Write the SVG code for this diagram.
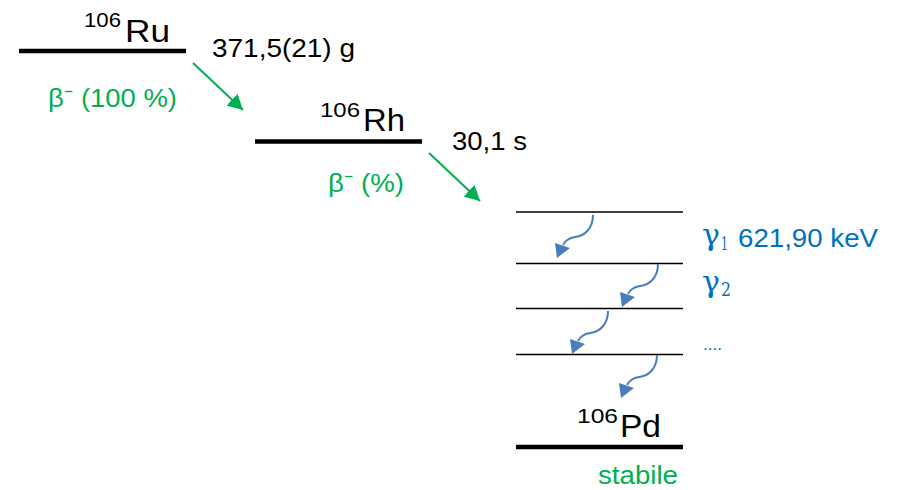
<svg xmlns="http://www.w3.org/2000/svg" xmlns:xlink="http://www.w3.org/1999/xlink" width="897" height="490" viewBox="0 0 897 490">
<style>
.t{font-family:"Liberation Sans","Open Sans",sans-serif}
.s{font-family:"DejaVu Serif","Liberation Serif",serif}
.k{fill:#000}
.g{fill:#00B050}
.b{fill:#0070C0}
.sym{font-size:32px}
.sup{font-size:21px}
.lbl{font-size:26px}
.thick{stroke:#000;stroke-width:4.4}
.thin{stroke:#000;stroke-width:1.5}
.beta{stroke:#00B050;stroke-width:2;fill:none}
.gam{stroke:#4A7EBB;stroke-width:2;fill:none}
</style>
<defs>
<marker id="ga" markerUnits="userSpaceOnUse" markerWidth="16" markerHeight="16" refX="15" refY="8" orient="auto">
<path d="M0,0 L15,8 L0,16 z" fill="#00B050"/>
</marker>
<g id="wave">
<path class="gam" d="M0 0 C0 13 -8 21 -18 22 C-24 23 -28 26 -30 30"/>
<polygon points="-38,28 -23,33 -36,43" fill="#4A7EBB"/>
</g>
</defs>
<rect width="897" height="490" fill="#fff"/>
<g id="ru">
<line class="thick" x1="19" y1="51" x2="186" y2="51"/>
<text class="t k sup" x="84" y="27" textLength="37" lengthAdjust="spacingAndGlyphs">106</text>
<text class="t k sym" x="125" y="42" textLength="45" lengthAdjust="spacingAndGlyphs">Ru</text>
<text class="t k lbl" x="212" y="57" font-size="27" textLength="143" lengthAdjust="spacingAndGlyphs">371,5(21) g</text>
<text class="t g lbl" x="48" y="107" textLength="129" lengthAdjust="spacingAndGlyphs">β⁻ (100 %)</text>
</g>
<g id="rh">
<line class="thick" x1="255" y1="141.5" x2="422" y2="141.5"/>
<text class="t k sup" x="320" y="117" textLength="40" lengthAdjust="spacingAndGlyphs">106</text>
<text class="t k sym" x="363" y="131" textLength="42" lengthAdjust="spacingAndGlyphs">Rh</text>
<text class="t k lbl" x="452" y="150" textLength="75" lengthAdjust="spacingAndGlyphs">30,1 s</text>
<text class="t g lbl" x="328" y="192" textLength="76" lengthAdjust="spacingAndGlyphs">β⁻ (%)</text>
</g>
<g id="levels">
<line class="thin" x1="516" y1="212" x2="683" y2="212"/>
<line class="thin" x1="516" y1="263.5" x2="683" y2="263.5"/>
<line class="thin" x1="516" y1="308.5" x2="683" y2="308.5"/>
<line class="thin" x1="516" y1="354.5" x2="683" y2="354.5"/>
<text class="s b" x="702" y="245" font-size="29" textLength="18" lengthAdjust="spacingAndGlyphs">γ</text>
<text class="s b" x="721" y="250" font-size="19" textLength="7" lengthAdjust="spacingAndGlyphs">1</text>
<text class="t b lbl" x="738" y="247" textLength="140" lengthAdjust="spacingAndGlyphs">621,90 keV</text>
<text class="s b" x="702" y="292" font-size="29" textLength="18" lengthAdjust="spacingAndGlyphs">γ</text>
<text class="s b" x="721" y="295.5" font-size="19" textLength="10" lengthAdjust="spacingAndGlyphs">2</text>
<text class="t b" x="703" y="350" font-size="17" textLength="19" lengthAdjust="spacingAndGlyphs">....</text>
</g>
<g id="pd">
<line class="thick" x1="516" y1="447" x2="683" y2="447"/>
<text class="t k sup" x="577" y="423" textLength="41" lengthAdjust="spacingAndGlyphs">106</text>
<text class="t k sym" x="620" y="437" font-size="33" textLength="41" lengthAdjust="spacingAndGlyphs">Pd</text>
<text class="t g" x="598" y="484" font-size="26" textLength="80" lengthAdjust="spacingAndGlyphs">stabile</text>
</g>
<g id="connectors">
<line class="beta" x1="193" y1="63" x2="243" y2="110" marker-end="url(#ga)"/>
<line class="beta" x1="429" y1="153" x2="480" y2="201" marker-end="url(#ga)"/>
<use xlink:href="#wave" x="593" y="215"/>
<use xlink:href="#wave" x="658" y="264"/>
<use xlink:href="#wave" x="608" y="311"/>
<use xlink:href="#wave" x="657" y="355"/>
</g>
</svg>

[Exercise objective]: Reproduce every line precisely as given, omitting all pictures.

[Final answer]:
Write the SVG code for this diagram.
<svg xmlns="http://www.w3.org/2000/svg" xmlns:xlink="http://www.w3.org/1999/xlink" width="897" height="490" viewBox="0 0 897 490">
<style>
.t{font-family:"Liberation Sans","Open Sans",sans-serif}
.s{font-family:"DejaVu Serif","Liberation Serif",serif}
.k{fill:#000}
.g{fill:#00B050}
.b{fill:#0070C0}
.sym{font-size:32px}
.sup{font-size:21px}
.lbl{font-size:26px}
.thick{stroke:#000;stroke-width:4.4}
.thin{stroke:#000;stroke-width:1.5}
.beta{stroke:#00B050;stroke-width:2;fill:none}
.gam{stroke:#4A7EBB;stroke-width:2;fill:none}
</style>
<defs>
<marker id="ga" markerUnits="userSpaceOnUse" markerWidth="16" markerHeight="16" refX="15" refY="8" orient="auto">
<path d="M0,0 L15,8 L0,16 z" fill="#00B050"/>
</marker>
<g id="wave">
<path class="gam" d="M0 0 C0 13 -8 21 -18 22 C-24 23 -28 26 -30 30"/>
<polygon points="-38,28 -23,33 -36,43" fill="#4A7EBB"/>
</g>
</defs>
<rect width="897" height="490" fill="#fff"/>
<g id="ru">
<line class="thick" x1="19" y1="51" x2="186" y2="51"/>
<text class="t k sup" x="84" y="27" textLength="37" lengthAdjust="spacingAndGlyphs">106</text>
<text class="t k sym" x="125" y="42" textLength="45" lengthAdjust="spacingAndGlyphs">Ru</text>
<text class="t k lbl" x="212" y="57" font-size="27" textLength="143" lengthAdjust="spacingAndGlyphs">371,5(21) g</text>
<text class="t g lbl" x="48" y="107" textLength="129" lengthAdjust="spacingAndGlyphs">β⁻ (100 %)</text>
</g>
<g id="rh">
<line class="thick" x1="255" y1="141.5" x2="422" y2="141.5"/>
<text class="t k sup" x="320" y="117" textLength="40" lengthAdjust="spacingAndGlyphs">106</text>
<text class="t k sym" x="363" y="131" textLength="42" lengthAdjust="spacingAndGlyphs">Rh</text>
<text class="t k lbl" x="452" y="150" textLength="75" lengthAdjust="spacingAndGlyphs">30,1 s</text>
<text class="t g lbl" x="328" y="192" textLength="76" lengthAdjust="spacingAndGlyphs">β⁻ (%)</text>
</g>
<g id="levels">
<line class="thin" x1="516" y1="212" x2="683" y2="212"/>
<line class="thin" x1="516" y1="263.5" x2="683" y2="263.5"/>
<line class="thin" x1="516" y1="308.5" x2="683" y2="308.5"/>
<line class="thin" x1="516" y1="354.5" x2="683" y2="354.5"/>
<text class="s b" x="702" y="245" font-size="29" textLength="18" lengthAdjust="spacingAndGlyphs">γ</text>
<text class="s b" x="721" y="250" font-size="19" textLength="7" lengthAdjust="spacingAndGlyphs">1</text>
<text class="t b lbl" x="738" y="247" textLength="140" lengthAdjust="spacingAndGlyphs">621,90 keV</text>
<text class="s b" x="702" y="292" font-size="29" textLength="18" lengthAdjust="spacingAndGlyphs">γ</text>
<text class="s b" x="721" y="295.5" font-size="19" textLength="10" lengthAdjust="spacingAndGlyphs">2</text>
<text class="t b" x="703" y="350" font-size="17" textLength="19" lengthAdjust="spacingAndGlyphs">....</text>
</g>
<g id="pd">
<line class="thick" x1="516" y1="447" x2="683" y2="447"/>
<text class="t k sup" x="577" y="423" textLength="41" lengthAdjust="spacingAndGlyphs">106</text>
<text class="t k sym" x="620" y="437" font-size="33" textLength="41" lengthAdjust="spacingAndGlyphs">Pd</text>
<text class="t g" x="598" y="484" font-size="26" textLength="80" lengthAdjust="spacingAndGlyphs">stabile</text>
</g>
<g id="connectors">
<line class="beta" x1="193" y1="63" x2="243" y2="110" marker-end="url(#ga)"/>
<line class="beta" x1="429" y1="153" x2="480" y2="201" marker-end="url(#ga)"/>
<use xlink:href="#wave" x="593" y="215"/>
<use xlink:href="#wave" x="658" y="264"/>
<use xlink:href="#wave" x="608" y="311"/>
<use xlink:href="#wave" x="657" y="355"/>
</g>
</svg>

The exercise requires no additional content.